# START OF Data rows
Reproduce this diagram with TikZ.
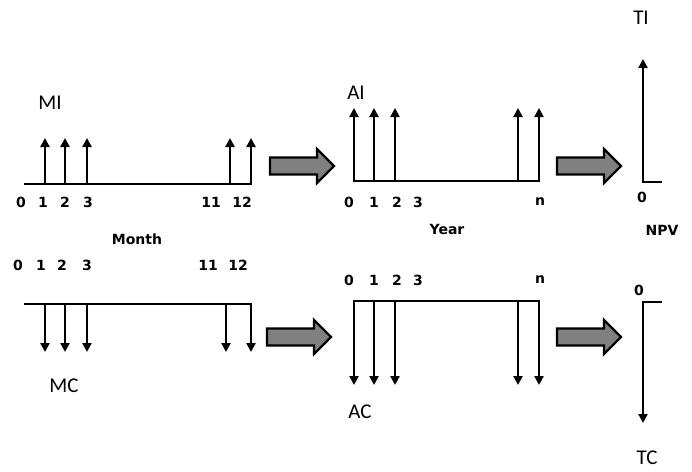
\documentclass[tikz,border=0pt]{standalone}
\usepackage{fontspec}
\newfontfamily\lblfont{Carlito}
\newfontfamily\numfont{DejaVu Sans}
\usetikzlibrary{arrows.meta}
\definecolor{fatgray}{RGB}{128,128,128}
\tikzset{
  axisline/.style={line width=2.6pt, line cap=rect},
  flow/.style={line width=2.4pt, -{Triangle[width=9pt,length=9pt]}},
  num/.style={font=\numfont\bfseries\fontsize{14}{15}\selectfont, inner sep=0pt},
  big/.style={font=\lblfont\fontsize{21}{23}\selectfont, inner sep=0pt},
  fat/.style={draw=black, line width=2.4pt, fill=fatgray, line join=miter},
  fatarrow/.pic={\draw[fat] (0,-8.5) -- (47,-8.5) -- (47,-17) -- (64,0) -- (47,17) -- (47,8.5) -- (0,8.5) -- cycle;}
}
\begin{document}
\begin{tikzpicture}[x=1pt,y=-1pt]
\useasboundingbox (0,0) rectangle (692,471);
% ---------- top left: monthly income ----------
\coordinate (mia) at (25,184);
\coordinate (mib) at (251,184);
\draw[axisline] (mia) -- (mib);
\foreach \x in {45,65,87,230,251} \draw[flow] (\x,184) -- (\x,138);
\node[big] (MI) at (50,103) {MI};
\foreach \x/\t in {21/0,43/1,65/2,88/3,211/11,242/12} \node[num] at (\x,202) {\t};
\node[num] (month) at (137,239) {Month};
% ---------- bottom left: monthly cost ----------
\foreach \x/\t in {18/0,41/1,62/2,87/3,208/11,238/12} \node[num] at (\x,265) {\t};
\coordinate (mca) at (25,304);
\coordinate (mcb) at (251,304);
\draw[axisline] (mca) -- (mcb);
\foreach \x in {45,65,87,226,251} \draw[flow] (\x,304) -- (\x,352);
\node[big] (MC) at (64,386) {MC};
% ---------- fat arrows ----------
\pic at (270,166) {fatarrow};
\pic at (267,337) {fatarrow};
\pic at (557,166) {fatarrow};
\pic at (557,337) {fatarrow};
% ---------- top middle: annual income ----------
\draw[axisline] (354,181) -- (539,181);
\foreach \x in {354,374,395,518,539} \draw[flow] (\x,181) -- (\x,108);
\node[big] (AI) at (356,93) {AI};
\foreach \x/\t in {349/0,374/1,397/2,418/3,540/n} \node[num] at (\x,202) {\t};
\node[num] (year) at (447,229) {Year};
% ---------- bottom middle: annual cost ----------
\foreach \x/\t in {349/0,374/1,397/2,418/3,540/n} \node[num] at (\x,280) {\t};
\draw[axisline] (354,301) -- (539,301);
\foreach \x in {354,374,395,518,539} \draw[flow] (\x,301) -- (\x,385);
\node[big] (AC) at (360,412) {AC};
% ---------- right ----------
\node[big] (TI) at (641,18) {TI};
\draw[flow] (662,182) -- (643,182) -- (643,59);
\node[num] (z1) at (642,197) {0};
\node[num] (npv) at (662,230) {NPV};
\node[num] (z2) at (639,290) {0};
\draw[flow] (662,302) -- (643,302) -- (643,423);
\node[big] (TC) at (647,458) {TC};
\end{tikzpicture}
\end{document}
# END OF Data rows
# START OF Data rows
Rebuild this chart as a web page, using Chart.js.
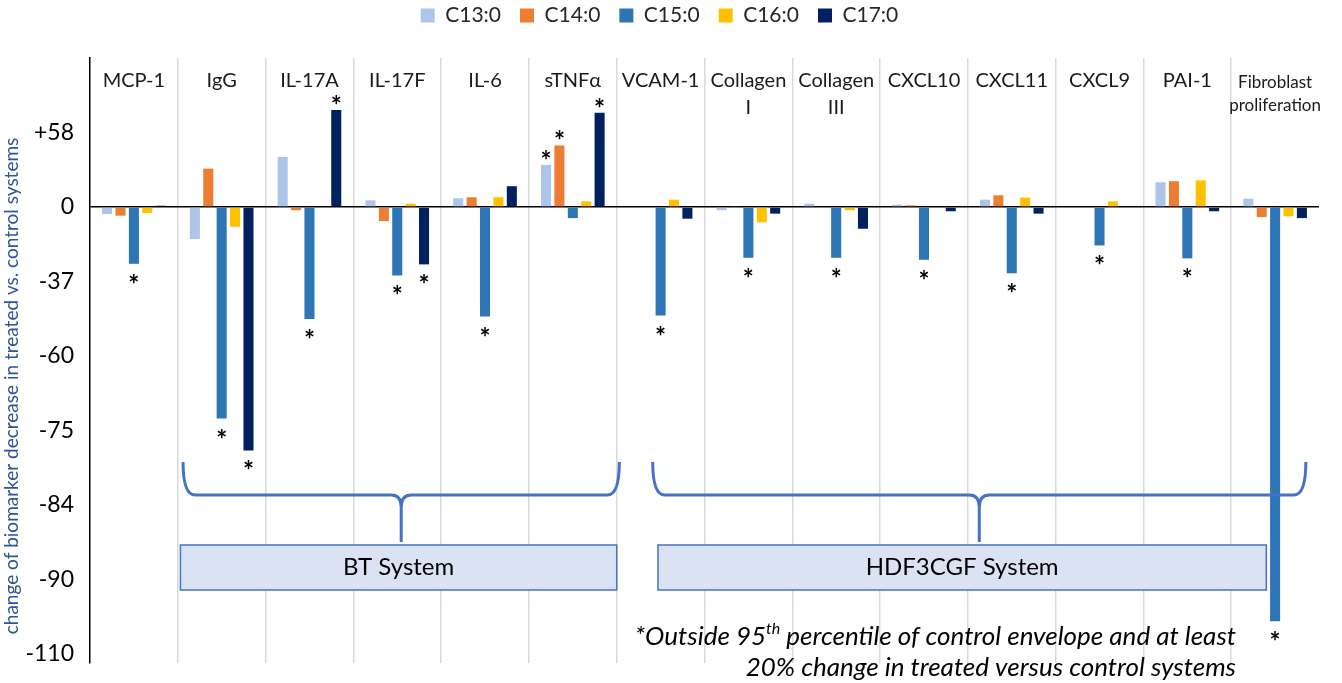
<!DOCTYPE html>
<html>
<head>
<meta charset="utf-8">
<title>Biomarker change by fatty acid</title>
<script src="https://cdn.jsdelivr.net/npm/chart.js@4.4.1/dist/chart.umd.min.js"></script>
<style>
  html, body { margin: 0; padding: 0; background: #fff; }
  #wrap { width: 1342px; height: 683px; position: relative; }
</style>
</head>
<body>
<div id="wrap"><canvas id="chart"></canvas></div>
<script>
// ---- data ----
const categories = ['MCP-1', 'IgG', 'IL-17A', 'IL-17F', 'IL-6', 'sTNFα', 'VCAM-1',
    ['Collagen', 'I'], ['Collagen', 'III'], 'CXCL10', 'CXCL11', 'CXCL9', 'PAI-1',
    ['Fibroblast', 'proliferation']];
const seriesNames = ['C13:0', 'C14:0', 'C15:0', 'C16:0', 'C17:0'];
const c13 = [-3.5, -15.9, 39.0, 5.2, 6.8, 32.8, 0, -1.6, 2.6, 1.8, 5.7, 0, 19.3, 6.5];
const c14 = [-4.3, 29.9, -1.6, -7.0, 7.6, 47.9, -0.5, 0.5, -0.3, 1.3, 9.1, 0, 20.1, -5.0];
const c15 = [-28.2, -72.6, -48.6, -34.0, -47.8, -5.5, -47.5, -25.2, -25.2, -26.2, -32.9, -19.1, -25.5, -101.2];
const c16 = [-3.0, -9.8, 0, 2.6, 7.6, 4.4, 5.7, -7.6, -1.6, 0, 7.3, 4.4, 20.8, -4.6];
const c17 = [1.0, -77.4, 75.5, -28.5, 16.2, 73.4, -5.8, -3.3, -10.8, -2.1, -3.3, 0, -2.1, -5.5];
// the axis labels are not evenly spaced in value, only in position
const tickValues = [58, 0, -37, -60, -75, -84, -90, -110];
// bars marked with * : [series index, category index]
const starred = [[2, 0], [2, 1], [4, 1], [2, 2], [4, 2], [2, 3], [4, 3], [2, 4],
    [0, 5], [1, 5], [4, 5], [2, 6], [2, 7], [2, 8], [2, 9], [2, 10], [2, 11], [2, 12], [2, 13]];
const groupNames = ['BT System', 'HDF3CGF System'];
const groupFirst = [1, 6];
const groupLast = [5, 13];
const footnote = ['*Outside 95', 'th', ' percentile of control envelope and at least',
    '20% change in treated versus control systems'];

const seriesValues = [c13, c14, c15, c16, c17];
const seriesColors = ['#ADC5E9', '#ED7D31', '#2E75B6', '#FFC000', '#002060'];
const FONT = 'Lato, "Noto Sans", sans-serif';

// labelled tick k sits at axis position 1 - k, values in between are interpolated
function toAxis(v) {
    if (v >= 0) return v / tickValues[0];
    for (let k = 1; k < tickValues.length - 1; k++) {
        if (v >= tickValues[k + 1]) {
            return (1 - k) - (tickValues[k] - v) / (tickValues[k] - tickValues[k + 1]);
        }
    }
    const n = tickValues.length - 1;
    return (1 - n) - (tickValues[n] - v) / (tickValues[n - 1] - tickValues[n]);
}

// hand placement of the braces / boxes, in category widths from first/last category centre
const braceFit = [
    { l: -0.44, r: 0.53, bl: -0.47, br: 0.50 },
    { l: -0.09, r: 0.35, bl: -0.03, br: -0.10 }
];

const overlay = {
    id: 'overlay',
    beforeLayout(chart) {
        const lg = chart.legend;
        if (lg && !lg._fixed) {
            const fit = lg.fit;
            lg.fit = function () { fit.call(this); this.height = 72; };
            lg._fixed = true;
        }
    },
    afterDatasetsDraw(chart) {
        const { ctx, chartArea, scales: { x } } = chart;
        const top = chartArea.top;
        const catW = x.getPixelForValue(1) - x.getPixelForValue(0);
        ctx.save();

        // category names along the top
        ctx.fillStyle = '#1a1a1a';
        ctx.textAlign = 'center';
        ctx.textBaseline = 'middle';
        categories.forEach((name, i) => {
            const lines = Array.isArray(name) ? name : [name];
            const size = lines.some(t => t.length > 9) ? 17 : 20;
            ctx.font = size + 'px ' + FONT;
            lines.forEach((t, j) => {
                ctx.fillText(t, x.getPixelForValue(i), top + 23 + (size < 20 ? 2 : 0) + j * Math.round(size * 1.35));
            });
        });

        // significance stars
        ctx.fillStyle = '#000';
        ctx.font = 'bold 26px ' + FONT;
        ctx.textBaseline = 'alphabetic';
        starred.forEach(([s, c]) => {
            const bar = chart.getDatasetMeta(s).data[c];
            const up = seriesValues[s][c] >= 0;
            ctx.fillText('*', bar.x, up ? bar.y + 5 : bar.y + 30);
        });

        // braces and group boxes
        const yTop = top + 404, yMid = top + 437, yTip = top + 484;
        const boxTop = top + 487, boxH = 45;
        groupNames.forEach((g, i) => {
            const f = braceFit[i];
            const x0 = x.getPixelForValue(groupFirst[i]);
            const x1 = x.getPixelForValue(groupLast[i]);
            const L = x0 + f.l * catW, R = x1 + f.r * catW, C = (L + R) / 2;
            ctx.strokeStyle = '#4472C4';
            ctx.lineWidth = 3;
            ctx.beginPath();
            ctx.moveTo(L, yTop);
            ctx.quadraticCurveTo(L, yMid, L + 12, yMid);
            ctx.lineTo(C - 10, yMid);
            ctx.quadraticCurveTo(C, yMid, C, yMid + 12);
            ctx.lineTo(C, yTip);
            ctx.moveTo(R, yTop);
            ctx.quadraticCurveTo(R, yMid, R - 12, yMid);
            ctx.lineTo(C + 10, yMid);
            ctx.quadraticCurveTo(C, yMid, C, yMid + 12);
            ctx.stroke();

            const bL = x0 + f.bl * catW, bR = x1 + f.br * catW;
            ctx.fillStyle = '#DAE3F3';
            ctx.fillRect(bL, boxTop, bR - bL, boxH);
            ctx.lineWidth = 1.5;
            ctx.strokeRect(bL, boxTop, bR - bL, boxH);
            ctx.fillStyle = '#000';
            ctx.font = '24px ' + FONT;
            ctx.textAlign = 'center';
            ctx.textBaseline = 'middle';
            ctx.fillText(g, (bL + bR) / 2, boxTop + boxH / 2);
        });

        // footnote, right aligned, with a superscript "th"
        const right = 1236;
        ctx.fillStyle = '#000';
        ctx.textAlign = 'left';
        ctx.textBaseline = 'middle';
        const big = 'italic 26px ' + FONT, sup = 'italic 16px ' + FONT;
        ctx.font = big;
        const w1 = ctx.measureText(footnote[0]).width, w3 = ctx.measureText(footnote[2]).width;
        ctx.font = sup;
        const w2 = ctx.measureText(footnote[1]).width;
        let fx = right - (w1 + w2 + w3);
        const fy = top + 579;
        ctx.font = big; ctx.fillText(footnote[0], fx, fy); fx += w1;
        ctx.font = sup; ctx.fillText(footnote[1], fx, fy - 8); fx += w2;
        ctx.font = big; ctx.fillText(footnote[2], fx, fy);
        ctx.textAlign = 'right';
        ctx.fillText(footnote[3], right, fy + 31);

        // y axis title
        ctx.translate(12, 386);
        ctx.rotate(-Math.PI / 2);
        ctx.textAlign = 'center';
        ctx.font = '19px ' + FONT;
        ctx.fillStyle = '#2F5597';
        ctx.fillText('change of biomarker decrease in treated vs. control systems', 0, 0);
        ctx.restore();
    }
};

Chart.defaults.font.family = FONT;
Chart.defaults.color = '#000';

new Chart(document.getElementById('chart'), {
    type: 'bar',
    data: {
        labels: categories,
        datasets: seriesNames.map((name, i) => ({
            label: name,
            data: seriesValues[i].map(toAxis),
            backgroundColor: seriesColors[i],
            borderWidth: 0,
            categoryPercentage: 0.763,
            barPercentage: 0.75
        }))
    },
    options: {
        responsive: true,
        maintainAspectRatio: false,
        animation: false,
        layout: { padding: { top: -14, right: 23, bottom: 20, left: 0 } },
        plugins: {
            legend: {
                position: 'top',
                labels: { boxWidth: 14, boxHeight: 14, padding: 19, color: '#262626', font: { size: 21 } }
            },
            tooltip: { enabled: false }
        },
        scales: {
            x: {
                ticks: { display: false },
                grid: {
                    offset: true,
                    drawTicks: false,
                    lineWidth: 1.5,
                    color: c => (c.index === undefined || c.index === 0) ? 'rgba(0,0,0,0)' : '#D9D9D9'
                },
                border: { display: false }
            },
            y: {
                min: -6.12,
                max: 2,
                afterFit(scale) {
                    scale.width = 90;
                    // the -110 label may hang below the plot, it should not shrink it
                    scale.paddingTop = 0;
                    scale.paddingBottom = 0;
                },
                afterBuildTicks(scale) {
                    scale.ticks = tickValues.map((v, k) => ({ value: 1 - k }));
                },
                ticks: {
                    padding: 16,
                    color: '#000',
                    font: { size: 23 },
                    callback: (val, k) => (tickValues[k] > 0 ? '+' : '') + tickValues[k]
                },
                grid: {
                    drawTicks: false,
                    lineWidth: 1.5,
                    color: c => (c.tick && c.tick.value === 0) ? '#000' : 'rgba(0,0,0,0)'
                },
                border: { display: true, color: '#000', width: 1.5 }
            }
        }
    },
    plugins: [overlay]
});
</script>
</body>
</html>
# END OF Data rows
# START OF Data rows
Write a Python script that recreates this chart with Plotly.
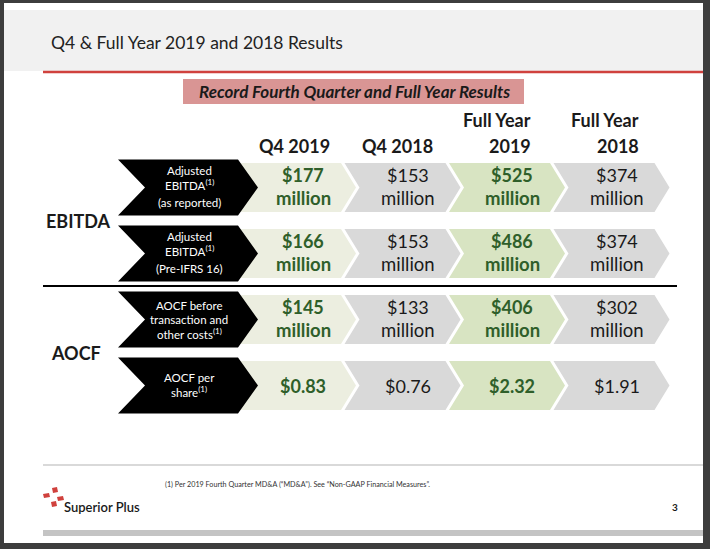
# END OF Data rows
Scan the listing above. Gather each line that contains the word "this".

Reproduce this diagram with TikZ.
Rebuild this chart as a web page, using Chart.js.
            lg.fit = function () { fit.call(this); this.height = 72; };
Write a Python script that recreates this chart with Plotly.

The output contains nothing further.